→ REQUIREMENTS
Leave out all pictures. Return exactly the lines from the top of the material through the line containing "from matplotlib.patches import Rectangle".

:: DATASET SECTION ::

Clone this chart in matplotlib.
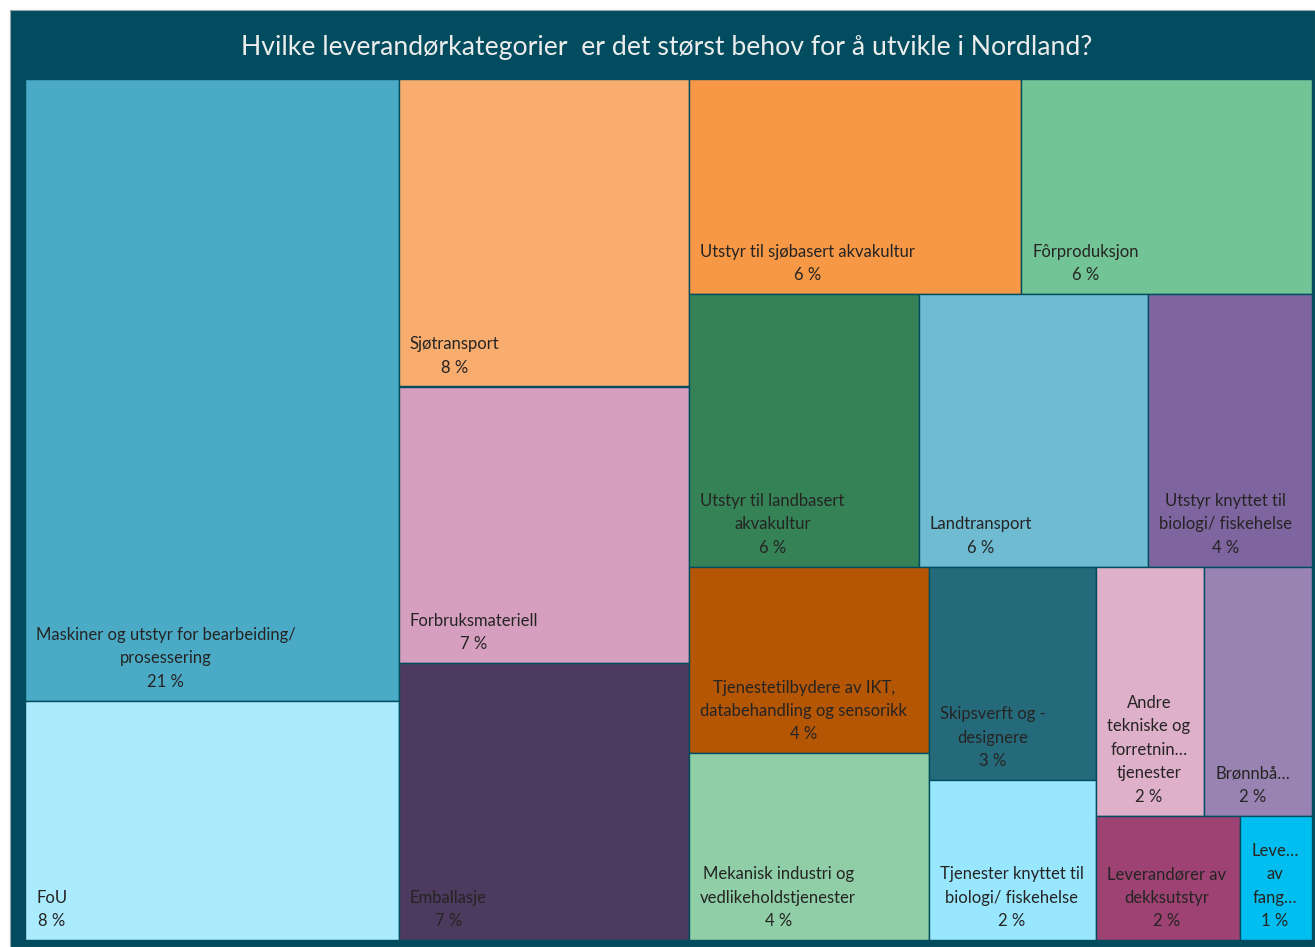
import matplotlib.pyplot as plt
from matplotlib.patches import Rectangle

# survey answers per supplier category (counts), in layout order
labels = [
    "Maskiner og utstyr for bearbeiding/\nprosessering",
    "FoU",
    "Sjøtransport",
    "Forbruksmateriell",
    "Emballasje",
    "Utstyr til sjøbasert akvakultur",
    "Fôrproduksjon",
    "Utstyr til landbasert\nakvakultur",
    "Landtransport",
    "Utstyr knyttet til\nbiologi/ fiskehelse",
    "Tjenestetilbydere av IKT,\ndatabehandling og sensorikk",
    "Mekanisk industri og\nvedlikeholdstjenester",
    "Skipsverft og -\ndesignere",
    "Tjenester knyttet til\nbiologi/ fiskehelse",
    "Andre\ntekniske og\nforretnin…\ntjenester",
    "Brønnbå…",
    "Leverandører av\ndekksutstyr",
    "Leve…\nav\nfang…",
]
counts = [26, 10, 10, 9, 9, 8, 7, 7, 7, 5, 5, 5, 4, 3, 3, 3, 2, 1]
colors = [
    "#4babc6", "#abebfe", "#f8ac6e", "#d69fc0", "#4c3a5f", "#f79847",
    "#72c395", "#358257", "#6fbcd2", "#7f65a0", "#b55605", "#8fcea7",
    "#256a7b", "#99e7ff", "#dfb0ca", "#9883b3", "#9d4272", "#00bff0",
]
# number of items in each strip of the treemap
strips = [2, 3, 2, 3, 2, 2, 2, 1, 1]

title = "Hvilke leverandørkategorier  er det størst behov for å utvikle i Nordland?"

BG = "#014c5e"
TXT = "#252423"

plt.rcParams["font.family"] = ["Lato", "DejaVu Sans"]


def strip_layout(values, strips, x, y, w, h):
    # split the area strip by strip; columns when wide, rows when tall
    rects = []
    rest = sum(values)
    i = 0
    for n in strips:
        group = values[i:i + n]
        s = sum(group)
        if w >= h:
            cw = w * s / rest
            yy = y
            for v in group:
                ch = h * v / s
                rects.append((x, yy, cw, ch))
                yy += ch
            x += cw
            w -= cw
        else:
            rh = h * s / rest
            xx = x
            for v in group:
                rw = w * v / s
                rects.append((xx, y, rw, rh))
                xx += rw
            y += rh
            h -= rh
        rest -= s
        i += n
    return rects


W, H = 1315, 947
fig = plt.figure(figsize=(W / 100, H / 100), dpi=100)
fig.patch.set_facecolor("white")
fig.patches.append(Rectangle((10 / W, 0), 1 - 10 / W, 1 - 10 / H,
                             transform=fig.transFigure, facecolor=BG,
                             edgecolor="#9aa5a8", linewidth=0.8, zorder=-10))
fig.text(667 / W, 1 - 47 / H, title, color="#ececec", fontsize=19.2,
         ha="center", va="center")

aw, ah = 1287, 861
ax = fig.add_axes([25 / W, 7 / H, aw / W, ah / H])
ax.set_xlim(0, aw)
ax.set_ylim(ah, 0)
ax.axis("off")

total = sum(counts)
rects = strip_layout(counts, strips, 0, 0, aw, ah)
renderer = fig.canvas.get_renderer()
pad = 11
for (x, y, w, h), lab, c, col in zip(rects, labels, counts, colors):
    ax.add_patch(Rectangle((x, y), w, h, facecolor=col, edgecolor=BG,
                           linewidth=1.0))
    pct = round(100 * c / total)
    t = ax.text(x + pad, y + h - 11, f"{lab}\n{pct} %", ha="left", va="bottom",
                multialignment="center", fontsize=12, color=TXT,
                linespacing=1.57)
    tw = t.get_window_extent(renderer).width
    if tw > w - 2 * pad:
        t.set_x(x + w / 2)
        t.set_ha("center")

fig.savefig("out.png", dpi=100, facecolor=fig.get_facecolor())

:::

→ WRITTEN ANSWER
Clone this chart in matplotlib.
import matplotlib.pyplot as plt
from matplotlib.patches import Rectangle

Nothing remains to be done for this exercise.